Si può dire, è giusto farlo, che senza quelle azioni i romani non avrebbero fatto nascere la loro civiltà. Non potevano fare altrimenti, allora, per la modernità. Ma noi invece oggi sappiamo produrre senza carbone, sappiamo usare energie alternative, abbiamo a disposizione la scienza, per non alterare la natura. Ma decidiamo di non farlo. Lo spirito del tempo, che ci rinchiude in fortini sempre più friabili, dismettendo la coscienza dell’unità del mondo, ci trascina verso quel «gioco pericoloso».

Possiamo continuare a deridere chi lancia l’allarme sul riscaldamento globale.
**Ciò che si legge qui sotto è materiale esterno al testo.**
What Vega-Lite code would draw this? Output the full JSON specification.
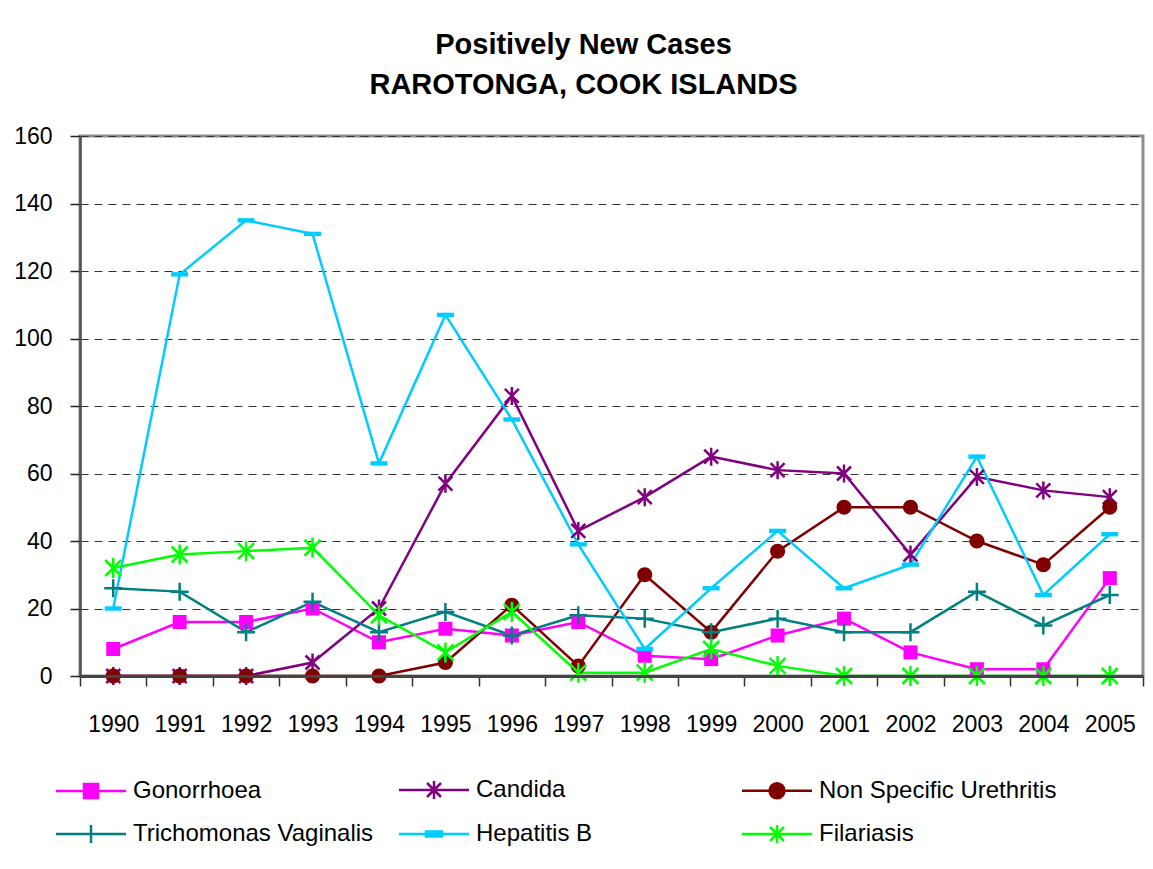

Ma, finora, la realtà ha dato ragione a chi lo ha fatto

 

I nuovi potenti dicono che l’Amazzonia riguarda solo i brasiliani, il carbone serve alle industrie australiane, che l’America necessita, per sé, di gas e petrolio. Il pianeta, mai come oggi, avrebbe invece bisogno di un governo mondiale. Possiamo continuare a deridere chi lancia l’allarme sul riscaldamento globale. Ma, finora, la realtà ha dato ragione a chi lo ha fatto. Il rosso dell’Australia e il grigio delle Filippine stanno lì a ricordarcelo. Anzi a gridarcelo.